- _Task goal_
Nothing but the lines from the top of the data to the line holding "program setting mode</text>" should be printed, word for word and both ends included; leave the pictures out.

- _Provided material_
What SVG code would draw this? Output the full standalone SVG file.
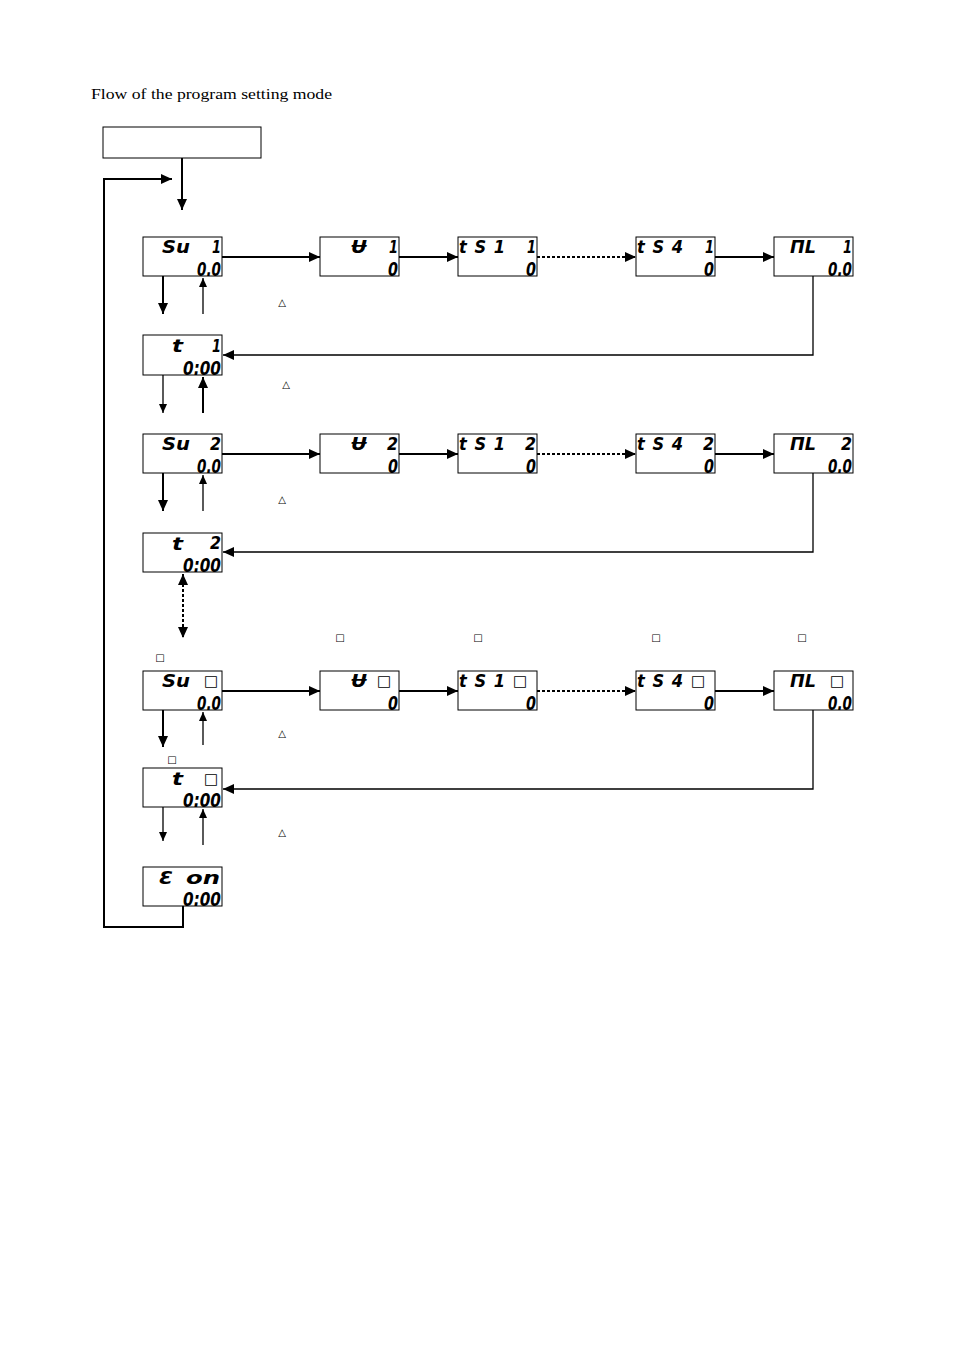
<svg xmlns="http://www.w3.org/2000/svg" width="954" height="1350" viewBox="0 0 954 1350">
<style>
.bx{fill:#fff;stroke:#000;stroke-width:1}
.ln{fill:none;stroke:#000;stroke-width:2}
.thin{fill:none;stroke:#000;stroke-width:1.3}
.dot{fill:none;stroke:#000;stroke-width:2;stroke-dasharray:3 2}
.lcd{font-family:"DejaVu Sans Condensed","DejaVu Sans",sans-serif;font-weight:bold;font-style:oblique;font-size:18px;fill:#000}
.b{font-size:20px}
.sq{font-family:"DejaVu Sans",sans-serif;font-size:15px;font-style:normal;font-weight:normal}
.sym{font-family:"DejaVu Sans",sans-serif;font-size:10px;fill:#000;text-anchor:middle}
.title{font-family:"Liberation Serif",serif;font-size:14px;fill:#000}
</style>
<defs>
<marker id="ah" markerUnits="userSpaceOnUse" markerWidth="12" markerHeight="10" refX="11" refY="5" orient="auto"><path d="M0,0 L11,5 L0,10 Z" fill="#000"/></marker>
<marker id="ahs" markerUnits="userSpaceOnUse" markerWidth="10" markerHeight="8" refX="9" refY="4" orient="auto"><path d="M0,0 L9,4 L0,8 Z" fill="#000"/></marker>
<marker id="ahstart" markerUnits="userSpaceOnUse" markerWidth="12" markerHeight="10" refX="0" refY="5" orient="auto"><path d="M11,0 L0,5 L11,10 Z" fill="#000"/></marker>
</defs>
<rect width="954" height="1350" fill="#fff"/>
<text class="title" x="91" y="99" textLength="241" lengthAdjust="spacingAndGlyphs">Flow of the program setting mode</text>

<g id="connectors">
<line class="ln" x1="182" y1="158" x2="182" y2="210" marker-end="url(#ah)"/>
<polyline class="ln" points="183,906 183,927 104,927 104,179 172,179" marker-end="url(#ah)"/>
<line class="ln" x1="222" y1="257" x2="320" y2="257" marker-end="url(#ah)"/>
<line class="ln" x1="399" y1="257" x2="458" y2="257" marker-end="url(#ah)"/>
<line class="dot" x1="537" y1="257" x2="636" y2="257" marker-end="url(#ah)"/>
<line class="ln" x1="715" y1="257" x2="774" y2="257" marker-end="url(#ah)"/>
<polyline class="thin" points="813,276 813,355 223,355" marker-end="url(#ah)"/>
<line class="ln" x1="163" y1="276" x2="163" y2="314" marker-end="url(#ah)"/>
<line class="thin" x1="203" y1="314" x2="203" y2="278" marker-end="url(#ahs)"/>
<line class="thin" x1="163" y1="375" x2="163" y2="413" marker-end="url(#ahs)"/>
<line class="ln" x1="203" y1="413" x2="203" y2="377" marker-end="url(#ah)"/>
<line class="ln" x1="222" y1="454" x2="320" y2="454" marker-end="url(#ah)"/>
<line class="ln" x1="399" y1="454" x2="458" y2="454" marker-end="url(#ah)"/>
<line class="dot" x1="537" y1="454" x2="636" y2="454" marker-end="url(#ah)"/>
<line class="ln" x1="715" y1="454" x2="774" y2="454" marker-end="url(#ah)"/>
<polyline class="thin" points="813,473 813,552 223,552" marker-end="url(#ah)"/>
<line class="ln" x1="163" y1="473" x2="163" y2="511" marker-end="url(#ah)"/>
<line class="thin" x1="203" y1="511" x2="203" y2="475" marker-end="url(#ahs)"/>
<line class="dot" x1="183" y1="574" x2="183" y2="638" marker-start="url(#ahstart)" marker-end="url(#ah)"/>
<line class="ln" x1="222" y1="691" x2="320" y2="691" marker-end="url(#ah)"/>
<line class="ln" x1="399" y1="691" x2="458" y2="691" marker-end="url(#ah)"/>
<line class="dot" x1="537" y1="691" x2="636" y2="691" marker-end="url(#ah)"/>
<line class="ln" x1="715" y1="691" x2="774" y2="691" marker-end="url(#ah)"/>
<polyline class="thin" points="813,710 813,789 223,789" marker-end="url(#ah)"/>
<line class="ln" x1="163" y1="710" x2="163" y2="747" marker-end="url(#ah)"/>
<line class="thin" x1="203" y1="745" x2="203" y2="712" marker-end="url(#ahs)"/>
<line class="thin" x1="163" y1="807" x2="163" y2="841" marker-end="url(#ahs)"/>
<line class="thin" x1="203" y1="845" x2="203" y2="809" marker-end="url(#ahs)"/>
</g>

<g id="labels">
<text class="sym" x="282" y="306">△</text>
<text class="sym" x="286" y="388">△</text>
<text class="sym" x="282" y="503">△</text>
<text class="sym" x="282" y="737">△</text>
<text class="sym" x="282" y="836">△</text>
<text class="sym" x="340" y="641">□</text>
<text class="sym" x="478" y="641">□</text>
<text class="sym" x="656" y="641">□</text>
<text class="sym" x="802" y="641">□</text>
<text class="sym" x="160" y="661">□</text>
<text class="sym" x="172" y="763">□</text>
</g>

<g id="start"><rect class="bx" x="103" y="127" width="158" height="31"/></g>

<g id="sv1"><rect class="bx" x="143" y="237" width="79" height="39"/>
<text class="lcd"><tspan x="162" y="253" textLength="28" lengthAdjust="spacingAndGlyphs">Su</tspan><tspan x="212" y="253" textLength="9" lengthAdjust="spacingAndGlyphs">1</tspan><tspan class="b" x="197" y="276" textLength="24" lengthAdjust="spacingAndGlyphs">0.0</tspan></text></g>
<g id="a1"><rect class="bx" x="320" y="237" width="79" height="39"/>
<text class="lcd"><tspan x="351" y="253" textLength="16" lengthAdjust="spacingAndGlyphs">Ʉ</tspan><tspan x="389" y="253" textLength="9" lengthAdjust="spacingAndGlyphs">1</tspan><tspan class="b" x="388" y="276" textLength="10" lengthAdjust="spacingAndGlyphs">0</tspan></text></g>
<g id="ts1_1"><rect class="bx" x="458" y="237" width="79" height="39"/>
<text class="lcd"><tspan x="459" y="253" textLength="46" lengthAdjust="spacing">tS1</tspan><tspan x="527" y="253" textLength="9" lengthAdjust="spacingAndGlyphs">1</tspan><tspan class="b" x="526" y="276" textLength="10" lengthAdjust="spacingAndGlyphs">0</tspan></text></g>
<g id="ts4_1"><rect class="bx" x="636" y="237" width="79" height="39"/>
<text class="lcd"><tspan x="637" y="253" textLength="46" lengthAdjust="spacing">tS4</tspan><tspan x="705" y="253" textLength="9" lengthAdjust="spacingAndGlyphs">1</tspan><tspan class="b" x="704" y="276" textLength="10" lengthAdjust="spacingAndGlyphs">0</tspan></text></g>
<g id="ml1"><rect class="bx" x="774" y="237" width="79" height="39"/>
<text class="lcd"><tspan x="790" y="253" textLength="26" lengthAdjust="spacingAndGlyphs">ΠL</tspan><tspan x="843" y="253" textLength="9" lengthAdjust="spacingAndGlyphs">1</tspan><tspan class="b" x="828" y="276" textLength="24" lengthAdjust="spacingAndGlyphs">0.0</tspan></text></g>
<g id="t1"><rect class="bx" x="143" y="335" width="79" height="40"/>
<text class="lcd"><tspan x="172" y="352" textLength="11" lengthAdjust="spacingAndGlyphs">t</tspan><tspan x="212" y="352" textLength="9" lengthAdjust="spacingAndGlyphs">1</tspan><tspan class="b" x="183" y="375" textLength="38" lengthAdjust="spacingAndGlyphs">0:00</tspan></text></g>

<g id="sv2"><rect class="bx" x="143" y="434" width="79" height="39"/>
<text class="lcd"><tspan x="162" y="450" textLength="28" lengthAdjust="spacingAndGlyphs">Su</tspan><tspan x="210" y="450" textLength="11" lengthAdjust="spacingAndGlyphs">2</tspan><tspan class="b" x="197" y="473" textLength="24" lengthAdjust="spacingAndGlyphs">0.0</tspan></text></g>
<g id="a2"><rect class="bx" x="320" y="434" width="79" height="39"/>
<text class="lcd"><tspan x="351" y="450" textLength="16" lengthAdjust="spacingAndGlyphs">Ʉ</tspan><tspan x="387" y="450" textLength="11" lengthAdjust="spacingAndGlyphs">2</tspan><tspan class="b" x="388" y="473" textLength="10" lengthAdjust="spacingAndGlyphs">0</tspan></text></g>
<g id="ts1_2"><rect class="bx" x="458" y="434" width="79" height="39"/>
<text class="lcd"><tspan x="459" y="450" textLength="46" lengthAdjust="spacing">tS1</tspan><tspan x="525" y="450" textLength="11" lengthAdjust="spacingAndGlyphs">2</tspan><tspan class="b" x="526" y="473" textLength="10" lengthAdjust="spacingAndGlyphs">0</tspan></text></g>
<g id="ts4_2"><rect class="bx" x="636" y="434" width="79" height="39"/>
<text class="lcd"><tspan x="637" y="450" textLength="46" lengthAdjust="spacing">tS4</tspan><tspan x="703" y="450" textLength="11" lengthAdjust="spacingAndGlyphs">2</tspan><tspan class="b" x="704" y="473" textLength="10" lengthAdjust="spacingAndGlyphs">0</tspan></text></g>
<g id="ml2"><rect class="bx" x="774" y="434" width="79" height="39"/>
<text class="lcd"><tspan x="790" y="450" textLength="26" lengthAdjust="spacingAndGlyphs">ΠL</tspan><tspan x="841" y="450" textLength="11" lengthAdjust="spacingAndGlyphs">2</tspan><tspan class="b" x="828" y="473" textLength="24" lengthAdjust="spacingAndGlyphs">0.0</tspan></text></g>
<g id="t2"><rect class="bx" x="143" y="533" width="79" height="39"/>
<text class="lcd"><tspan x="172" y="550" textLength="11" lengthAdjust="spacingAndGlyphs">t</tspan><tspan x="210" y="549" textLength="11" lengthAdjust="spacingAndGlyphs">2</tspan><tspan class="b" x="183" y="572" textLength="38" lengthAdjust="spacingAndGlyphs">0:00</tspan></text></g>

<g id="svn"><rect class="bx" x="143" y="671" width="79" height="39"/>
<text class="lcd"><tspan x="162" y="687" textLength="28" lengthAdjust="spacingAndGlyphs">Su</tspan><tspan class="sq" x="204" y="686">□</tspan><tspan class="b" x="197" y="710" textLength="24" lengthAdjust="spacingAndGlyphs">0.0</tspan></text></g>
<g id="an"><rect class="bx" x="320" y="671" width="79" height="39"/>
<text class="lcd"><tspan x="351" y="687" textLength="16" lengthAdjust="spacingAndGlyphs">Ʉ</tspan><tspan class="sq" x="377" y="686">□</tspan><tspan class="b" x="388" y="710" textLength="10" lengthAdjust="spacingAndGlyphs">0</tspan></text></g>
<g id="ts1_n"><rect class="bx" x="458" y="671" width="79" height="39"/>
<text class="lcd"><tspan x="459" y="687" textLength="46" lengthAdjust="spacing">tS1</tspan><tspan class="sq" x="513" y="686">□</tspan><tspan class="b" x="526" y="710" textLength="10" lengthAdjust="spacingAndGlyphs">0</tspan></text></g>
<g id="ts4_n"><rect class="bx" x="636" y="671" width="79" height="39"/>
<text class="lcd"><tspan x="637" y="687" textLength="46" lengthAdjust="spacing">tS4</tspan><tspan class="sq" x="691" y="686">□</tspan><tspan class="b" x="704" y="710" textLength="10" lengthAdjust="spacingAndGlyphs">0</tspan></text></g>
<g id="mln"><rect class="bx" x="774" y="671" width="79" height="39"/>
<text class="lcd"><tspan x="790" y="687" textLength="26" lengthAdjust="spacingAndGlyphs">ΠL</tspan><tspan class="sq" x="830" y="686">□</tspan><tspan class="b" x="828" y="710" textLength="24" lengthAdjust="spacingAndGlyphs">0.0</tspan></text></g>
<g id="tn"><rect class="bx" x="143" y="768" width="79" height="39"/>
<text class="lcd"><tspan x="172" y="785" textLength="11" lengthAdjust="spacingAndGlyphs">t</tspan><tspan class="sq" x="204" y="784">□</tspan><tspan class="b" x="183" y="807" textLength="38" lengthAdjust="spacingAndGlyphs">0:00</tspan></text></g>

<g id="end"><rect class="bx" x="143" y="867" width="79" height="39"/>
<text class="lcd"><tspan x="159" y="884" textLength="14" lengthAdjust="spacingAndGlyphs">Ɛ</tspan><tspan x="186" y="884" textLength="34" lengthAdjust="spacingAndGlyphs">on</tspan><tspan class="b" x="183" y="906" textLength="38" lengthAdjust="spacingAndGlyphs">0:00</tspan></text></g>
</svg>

- _Task solution_
What SVG code would draw this? Output the full standalone SVG file.
<svg xmlns="http://www.w3.org/2000/svg" width="954" height="1350" viewBox="0 0 954 1350">
<style>
.bx{fill:#fff;stroke:#000;stroke-width:1}
.ln{fill:none;stroke:#000;stroke-width:2}
.thin{fill:none;stroke:#000;stroke-width:1.3}
.dot{fill:none;stroke:#000;stroke-width:2;stroke-dasharray:3 2}
.lcd{font-family:"DejaVu Sans Condensed","DejaVu Sans",sans-serif;font-weight:bold;font-style:oblique;font-size:18px;fill:#000}
.b{font-size:20px}
.sq{font-family:"DejaVu Sans",sans-serif;font-size:15px;font-style:normal;font-weight:normal}
.sym{font-family:"DejaVu Sans",sans-serif;font-size:10px;fill:#000;text-anchor:middle}
.title{font-family:"Liberation Serif",serif;font-size:14px;fill:#000}
</style>
<defs>
<marker id="ah" markerUnits="userSpaceOnUse" markerWidth="12" markerHeight="10" refX="11" refY="5" orient="auto"><path d="M0,0 L11,5 L0,10 Z" fill="#000"/></marker>
<marker id="ahs" markerUnits="userSpaceOnUse" markerWidth="10" markerHeight="8" refX="9" refY="4" orient="auto"><path d="M0,0 L9,4 L0,8 Z" fill="#000"/></marker>
<marker id="ahstart" markerUnits="userSpaceOnUse" markerWidth="12" markerHeight="10" refX="0" refY="5" orient="auto"><path d="M11,0 L0,5 L11,10 Z" fill="#000"/></marker>
</defs>
<rect width="954" height="1350" fill="#fff"/>
<text class="title" x="91" y="99" textLength="241" lengthAdjust="spacingAndGlyphs">Flow of the program setting mode</text>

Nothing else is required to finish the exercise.